Ever wonder why so many expert witnesses lead juries astray due to mathematical errors? Or why so many gamblers and investors are so bad at assessing relatively simple probability questions? First imagine that you consider yourself an expert (at something other than math), and then you encounter a question like this…
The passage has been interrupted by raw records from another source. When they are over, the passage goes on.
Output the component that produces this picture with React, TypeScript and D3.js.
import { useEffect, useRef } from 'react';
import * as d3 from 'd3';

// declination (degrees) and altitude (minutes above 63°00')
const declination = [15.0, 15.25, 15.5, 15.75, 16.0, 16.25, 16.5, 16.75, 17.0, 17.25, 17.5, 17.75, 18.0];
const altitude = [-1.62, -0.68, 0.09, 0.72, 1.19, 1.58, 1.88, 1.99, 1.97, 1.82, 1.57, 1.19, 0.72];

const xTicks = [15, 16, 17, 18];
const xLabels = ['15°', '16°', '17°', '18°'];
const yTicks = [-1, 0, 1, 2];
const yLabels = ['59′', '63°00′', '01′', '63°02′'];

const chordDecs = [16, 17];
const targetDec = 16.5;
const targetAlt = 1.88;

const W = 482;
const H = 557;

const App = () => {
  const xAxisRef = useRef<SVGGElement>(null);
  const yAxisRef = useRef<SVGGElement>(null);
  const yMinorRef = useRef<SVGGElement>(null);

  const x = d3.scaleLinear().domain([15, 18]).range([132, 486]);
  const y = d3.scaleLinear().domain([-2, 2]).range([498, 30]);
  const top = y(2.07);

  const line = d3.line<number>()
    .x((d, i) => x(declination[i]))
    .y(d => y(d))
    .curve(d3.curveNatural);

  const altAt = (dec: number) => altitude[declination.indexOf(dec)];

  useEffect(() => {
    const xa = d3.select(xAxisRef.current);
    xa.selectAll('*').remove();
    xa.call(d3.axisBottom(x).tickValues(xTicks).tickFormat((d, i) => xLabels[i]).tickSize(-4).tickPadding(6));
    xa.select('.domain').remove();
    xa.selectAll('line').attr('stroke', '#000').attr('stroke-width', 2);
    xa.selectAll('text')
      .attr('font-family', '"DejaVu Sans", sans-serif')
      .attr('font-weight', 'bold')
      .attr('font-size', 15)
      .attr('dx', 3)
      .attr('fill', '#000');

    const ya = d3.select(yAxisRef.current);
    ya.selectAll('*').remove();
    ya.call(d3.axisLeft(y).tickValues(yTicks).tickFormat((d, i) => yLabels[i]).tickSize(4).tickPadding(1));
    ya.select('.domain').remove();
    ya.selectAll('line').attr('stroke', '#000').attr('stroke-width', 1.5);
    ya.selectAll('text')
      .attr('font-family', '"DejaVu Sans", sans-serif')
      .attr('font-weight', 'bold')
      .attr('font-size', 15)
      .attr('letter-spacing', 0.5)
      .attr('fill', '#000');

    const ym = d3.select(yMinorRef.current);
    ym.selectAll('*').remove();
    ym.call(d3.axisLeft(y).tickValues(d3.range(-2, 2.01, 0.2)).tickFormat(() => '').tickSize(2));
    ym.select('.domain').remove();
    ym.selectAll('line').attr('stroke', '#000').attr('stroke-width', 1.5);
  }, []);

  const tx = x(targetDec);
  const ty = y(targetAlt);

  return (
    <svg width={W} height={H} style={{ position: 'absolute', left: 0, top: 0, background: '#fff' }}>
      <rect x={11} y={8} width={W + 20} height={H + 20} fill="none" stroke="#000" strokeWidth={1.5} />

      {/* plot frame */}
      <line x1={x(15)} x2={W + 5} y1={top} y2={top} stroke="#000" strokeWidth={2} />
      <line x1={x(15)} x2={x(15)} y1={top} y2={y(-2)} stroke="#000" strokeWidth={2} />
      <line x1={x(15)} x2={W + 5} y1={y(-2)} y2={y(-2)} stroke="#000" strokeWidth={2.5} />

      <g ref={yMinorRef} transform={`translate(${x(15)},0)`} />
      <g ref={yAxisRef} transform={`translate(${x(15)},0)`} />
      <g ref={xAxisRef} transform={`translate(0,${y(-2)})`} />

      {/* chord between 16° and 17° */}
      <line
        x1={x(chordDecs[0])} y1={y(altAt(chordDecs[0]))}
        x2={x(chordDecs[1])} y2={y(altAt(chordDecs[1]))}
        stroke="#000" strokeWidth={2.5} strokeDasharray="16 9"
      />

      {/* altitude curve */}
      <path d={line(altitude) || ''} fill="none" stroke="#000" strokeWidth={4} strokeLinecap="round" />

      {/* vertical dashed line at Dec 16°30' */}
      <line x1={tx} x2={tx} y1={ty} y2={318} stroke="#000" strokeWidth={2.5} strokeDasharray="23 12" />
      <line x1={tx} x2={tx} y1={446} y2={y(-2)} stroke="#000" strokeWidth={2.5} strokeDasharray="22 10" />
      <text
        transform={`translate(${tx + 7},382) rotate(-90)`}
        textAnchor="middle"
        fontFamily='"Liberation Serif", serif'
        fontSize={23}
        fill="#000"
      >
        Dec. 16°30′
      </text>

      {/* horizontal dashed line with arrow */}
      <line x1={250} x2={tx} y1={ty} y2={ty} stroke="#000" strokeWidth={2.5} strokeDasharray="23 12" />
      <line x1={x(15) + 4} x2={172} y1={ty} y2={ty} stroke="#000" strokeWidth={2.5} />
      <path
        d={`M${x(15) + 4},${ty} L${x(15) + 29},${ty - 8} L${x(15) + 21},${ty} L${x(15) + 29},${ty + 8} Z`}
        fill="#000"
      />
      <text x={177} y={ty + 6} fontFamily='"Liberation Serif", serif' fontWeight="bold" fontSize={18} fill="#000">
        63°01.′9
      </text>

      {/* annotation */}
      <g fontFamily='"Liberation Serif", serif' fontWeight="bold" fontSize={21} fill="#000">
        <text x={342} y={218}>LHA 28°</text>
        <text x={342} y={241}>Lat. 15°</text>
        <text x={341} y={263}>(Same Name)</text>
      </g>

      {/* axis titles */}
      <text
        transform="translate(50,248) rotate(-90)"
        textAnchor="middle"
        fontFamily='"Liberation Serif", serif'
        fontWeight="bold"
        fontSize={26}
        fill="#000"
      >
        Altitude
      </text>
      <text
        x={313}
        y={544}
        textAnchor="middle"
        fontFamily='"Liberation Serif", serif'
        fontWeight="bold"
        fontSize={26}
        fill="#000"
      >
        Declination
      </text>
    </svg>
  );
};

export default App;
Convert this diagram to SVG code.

Imagine there’s a completely random event with two outcomes, say flipping a coin. Each flip has an equal probability of landing heads or tails. Now imagine that we’re interested in seeing how long it takes to get a certain sequence of outcomes.
Tails, Heads, Tails
Tails, Heads, Heads
Now, suppose we flip a coin until Pattern 1 is reached, note how many coin flips it took, and then we repeat the process many times and average how many flips it takes to get a tails-heads-tails sequence . After that, we go through the same process to see how many flips it takes to get Pattern 2, a tails-heads-heads sequence. For example if we start flipping a coin for pattern 1 and we see:
tails, heads, heads, tails, heads, tails
Then we reached Pattern 1 after only six coin tosses. Sometimes it will take as few as three coin tosses, but other times it will take many more. If we were to repeat this test thousands of times and calculate the average number of tosses it takes to get Pattern 1 and compare it to the average number of tosses it takes to get Pattern 2, which be the bigger number?
On average, which pattern takes fewer coin tosses?
- They'll happen equally fast, on average. (78%, 1,775 Votes)
- Tails, Heads, Tails takes fewer tosses! (11%, 258 Votes)
- Tails, Heads, Heads takes fewer tosses! (9%, 213 Votes)
- I can't figure it out. (2%, 36 Votes)
Total Voters: 2,282
The first correct answer with a valid explanation wins a beer (if you can make it to Taipei to collect).
Update: Two correct answers are in! Ray Myers, with some lisp code to brute force the answer, and Robin with a clear explanation of why. When and if you make it out to collect, drinks at the Taiwan Beer Factory are on me.